In the entries below, repeat only the lines between those holding "Convert this chart to Plotly code." and "import plotly.graph_objects as go", inclusive. Leave pictures out.

▶ RECORDS SHOWN
## begin

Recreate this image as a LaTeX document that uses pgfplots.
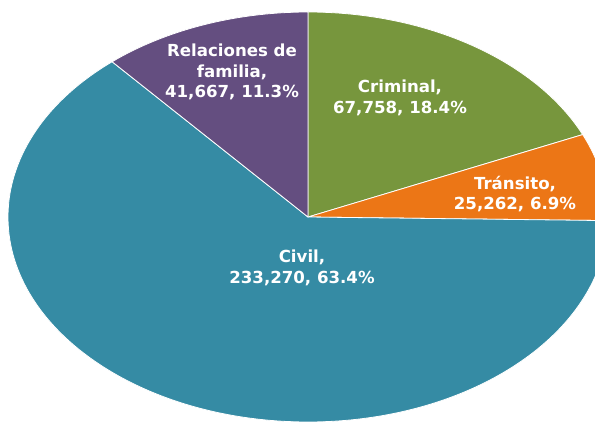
\documentclass[border=0pt]{standalone}
\usepackage{pgfplots}
\usepackage{pgfplotstable}
\usepackage{fontspec}
\setmainfont{DejaVu Sans}
\pgfplotsset{compat=1.18}
\definecolor{cFam}{RGB}{100,78,128}
\definecolor{cCrim}{RGB}{119,150,61}
\definecolor{cTran}{RGB}{236,118,22}
\definecolor{cCiv}{RGB}{53,139,164}
\pgfplotstableread{
label value
Criminal 67758
Transito 25262
Civil 233270
Familia 41667
}\piedata
\begin{document}
\begin{tikzpicture}
\pgfplotstablegetelem{0}{value}\of\piedata \edef\vA{\pgfplotsretval}
\pgfplotstablegetelem{1}{value}\of\piedata \edef\vB{\pgfplotsretval}
\pgfplotstablegetelem{2}{value}\of\piedata \edef\vC{\pgfplotsretval}
\pgfplotstablegetelem{3}{value}\of\piedata \edef\vD{\pgfplotsretval}
\edef\tot{\fpeval{\vA+\vB+\vC+\vD}}
\edef\aA{90}
\edef\aB{\fpeval{round(\aA-360*\vA/\tot,3)}}
\edef\aC{\fpeval{round(\aB-360*\vB/\tot,3)}}
\edef\aD{\fpeval{round(\aC-360*\vC/\tot,3)}}
\edef\aE{\fpeval{round(\aD-360*\vD/\tot,3)}}
\begin{axis}[
  hide axis, x=1pt, y=1pt, scale only axis,
  xmin=0, xmax=595, ymin=0, ymax=423,
  enlargelimits=false, clip=true,
]
\def\cx{308}\def\cy{206}\def\rx{300}\def\ry{205}
\fill[cCrim, draw=white, line width=0.8pt] (axis cs:\cx,\cy) -- ++({\rx*cos(\aA)}, {\ry*sin(\aA)}) arc[start angle=\aA, end angle=\aB, x radius=\rx, y radius=\ry] -- cycle;
\fill[cTran, draw=white, line width=0.8pt] (axis cs:\cx,\cy) -- ++({\rx*cos(\aB)}, {\ry*sin(\aB)}) arc[start angle=\aB, end angle=\aC, x radius=\rx, y radius=\ry] -- cycle;
\fill[cCiv, draw=white, line width=0.8pt] (axis cs:\cx,\cy) -- ++({\rx*cos(\aC)}, {\ry*sin(\aC)}) arc[start angle=\aC, end angle=\aD, x radius=\rx, y radius=\ry] -- cycle;
\fill[cFam, draw=white, line width=0.8pt] (axis cs:\cx,\cy) -- ++({\rx*cos(\aD)}, {\ry*sin(\aD)}) arc[start angle=\aD, end angle=\aE, x radius=\rx, y radius=\ry] -- cycle;
\tikzset{lbl/.style={text=white, align=center, font=\fontsize{16.6}{20.5}\selectfont\bfseries, inner sep=0pt}}
\node[lbl] at (axis cs:232,351) {Relaciones de\\familia,\\41,667, 11.3\%};
\node[lbl] at (axis cs:400,325) {Criminal,\\67,758, 18.4\%};
\node[lbl] at (axis cs:515,229) {Tránsito,\\25,262, 6.9\%};
\node[lbl] at (axis cs:302,155) {Civil,\\233,270, 63.4\%};
\end{axis}
\pgfresetboundingbox
\useasboundingbox (current axis.south west) rectangle (current axis.north east);
\end{tikzpicture}
\end{document}
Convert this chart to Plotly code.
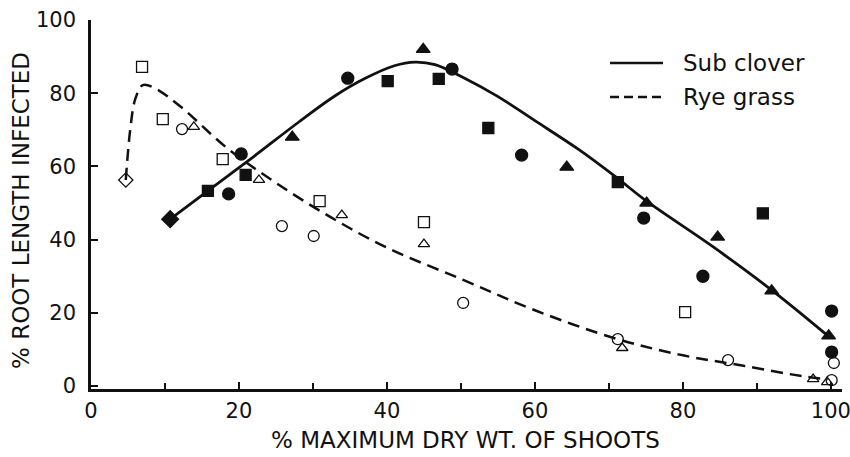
import plotly.graph_objects as go

# ---------------- data ----------------
# Sub clover (filled markers)
sc_circle_x = [18.6, 20.3, 34.7, 48.8, 58.2, 74.7, 82.7, 100.1, 100.1]
sc_circle_y = [52.5, 63.4, 84.1, 86.6, 63.1, 45.9, 30.0, 20.5, 9.3]
sc_square_x = [15.8, 20.9, 40.1, 47.0, 53.7, 71.2, 90.8]
sc_square_y = [53.3, 57.7, 83.3, 83.9, 70.5, 55.7, 47.2]
sc_tri_x = [27.2, 44.9, 64.3, 75.1, 84.7, 92.0, 99.7]
sc_tri_y = [68.0, 92.0, 59.8, 50.0, 40.7, 26.0, 13.7]
sc_diamond_x = [10.7]
sc_diamond_y = [45.6]

# Sub clover fitted curve
sc_curve_x = [10.7, 15.8, 22.0, 28.0, 33.0, 37.0, 41.0, 43.8, 46.5, 50.3,
              54.9, 60.0, 66.0, 71.0, 75.1, 84.1, 92.0, 99.6]
sc_curve_y = [45.6, 53.3, 62.7, 72.0, 79.3, 84.0, 87.5, 88.5, 87.8, 84.3,
              79.2, 72.5, 64.5, 57.0, 50.5, 38.0, 26.2, 13.7]

# Rye grass (open markers)
rg_circle_x = [12.3, 25.8, 30.1, 50.3, 71.2, 86.1, 100.4, 100.1]
rg_circle_y = [70.2, 43.7, 41.0, 22.7, 12.8, 7.1, 6.3, 1.6]
rg_square_x = [6.9, 9.7, 17.8, 30.9, 45.0, 80.3]
rg_square_y = [87.2, 72.9, 62.0, 50.5, 44.8, 20.2]
rg_tri_x = [13.9, 22.7, 33.9, 45.0, 71.8, 97.6, 99.5]
rg_tri_y = [70.8, 56.3, 46.7, 38.8, 10.4, 1.9, 1.1]
rg_diamond_x = [4.7]
rg_diamond_y = [56.3]

# Rye grass fitted curve
rg_curve_x = [4.7, 5.3, 6.0, 7.0, 8.5, 12.0, 18.4, 25.0, 32.5, 40.0, 50.3,
              60.0, 71.2, 80.0, 88.0, 96.8, 99.6]
rg_curve_y = [56.3, 70.0, 78.5, 82.2, 81.5, 76.5, 65.0, 55.5, 46.0, 37.8, 29.0,
              20.7, 12.8, 8.4, 5.6, 2.5, 1.9]

x_ticks = [0, 20, 40, 60, 80, 100]
y_ticks = [0, 20, 40, 60, 80, 100]

series_names = ["Sub clover", "Rye grass"]
x_title = "% MAXIMUM DRY WT. OF SHOOTS"
y_title = "% ROOT LENGTH INFECTED"

# ---------------- figure ----------------
INK = "#111111"
FONT = "DejaVu Sans"

fig = go.Figure()

fig.add_trace(go.Scatter(x=sc_curve_x, y=sc_curve_y, mode="lines",
                         line=dict(color=INK, width=2.8, shape="spline", smoothing=1.0),
                         name=series_names[0], showlegend=False, hoverinfo="skip"))
fig.add_trace(go.Scatter(x=rg_curve_x, y=rg_curve_y, mode="lines",
                         line=dict(color=INK, width=2.5, shape="spline", smoothing=1.0,
                                   dash="12px,7px"),
                         name=series_names[1], showlegend=False, hoverinfo="skip"))

def pts(x, y, symbol, size, name):
    fig.add_trace(go.Scatter(
        x=x, y=y, mode="markers", name=name, showlegend=False,
        marker=dict(symbol=symbol, size=size, color=INK,
                    line=dict(color=INK, width=1.3))))

pts(sc_circle_x, sc_circle_y, "circle", 12, series_names[0])
pts(sc_square_x, sc_square_y, "square", 11, series_names[0])
pts(sc_tri_x, sc_tri_y, "triangle-up", 12, series_names[0])
pts(sc_diamond_x, sc_diamond_y, "diamond", 13, series_names[0])

pts(rg_circle_x, rg_circle_y, "circle-open", 11, series_names[1])
pts(rg_square_x, rg_square_y, "square-open", 11, series_names[1])
pts(rg_tri_x, rg_tri_y, "triangle-up-open", 10, series_names[1])
pts(rg_diamond_x, rg_diamond_y, "diamond-open", 11, series_names[1])

# ---------------- layout ----------------
W, H = 850, 457
L, T, R = 91, 20, 8
B = H - 389
pw, ph = W - L - R, H - T - B

def px_to_paper_x(px):
    return (px - L) / pw

def py_to_paper_y(py):
    return (H - B - py) / ph

fig.update_layout(
    width=W, height=H, autosize=False,
    margin=dict(l=L, r=R, t=T, b=B, pad=0, autoexpand=False),
    paper_bgcolor="white", plot_bgcolor="white",
    font=dict(family=FONT, color=INK, size=21),
    showlegend=False,
    xaxis=dict(range=[0, 101.5], tickvals=x_ticks, ticks="inside", ticklen=7,
               tickwidth=2, tickcolor=INK, showline=True, linewidth=2.5,
               linecolor=INK, showgrid=False, zeroline=False, automargin=False,
               ticklabelstandoff=1, ticklabeloverflow="allow",
               minor=dict(dtick=10, tick0=0, ticks="inside", ticklen=6,
                          tickwidth=2, tickcolor=INK, showgrid=False),
               tickfont=dict(size=21, family=FONT, color=INK)),
    yaxis=dict(range=[-0.8, 100], tickvals=y_ticks, ticks="inside", ticklen=7,
               tickwidth=2, tickcolor=INK, showline=True, linewidth=2.5,
               linecolor=INK, showgrid=False, zeroline=False, automargin=False,
               ticklabelstandoff=8, ticklabeloverflow="allow",
               tickfont=dict(size=21, family=FONT, color=INK)),
)

# axis titles
fig.add_annotation(text=x_title, xref="paper", yref="paper",
                   x=px_to_paper_x(465), y=py_to_paper_y(440),
                   xanchor="center", yanchor="middle", showarrow=False,
                   font=dict(size=23, family=FONT, color=INK))
fig.add_annotation(text=y_title, xref="paper", yref="paper",
                   x=px_to_paper_x(21), y=py_to_paper_y(211), textangle=-90,
                   xanchor="center", yanchor="middle", showarrow=False,
                   font=dict(size=23, family=FONT, color=INK))

# manual legend
leg_rows = [(63, "solid", 2.5), (97, "9px,5px", 2.5)]
for (py, dash, lw), name in zip(leg_rows, series_names):
    fig.add_shape(type="line", xref="paper", yref="paper",
                  x0=px_to_paper_x(610), x1=px_to_paper_x(663),
                  y0=py_to_paper_y(py), y1=py_to_paper_y(py),
                  line=dict(color=INK, width=lw, dash=dash))
    fig.add_annotation(text=name, xref="paper", yref="paper",
                       x=px_to_paper_x(681), y=py_to_paper_y(py),
                       xanchor="left", yanchor="middle", showarrow=False,
                       font=dict(size=23, family=FONT, color=INK))

# remove the default page margin so the figure sits at the window's corner
fig.write_html("out.html",
               config={"displayModeBar": False},
               post_script="document.body.style.margin='0';"
                           "document.body.style.overflow='hidden';")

## end

▶ ANSWER TO THIS EXERCISE
Convert this chart to Plotly code.
import plotly.graph_objects as go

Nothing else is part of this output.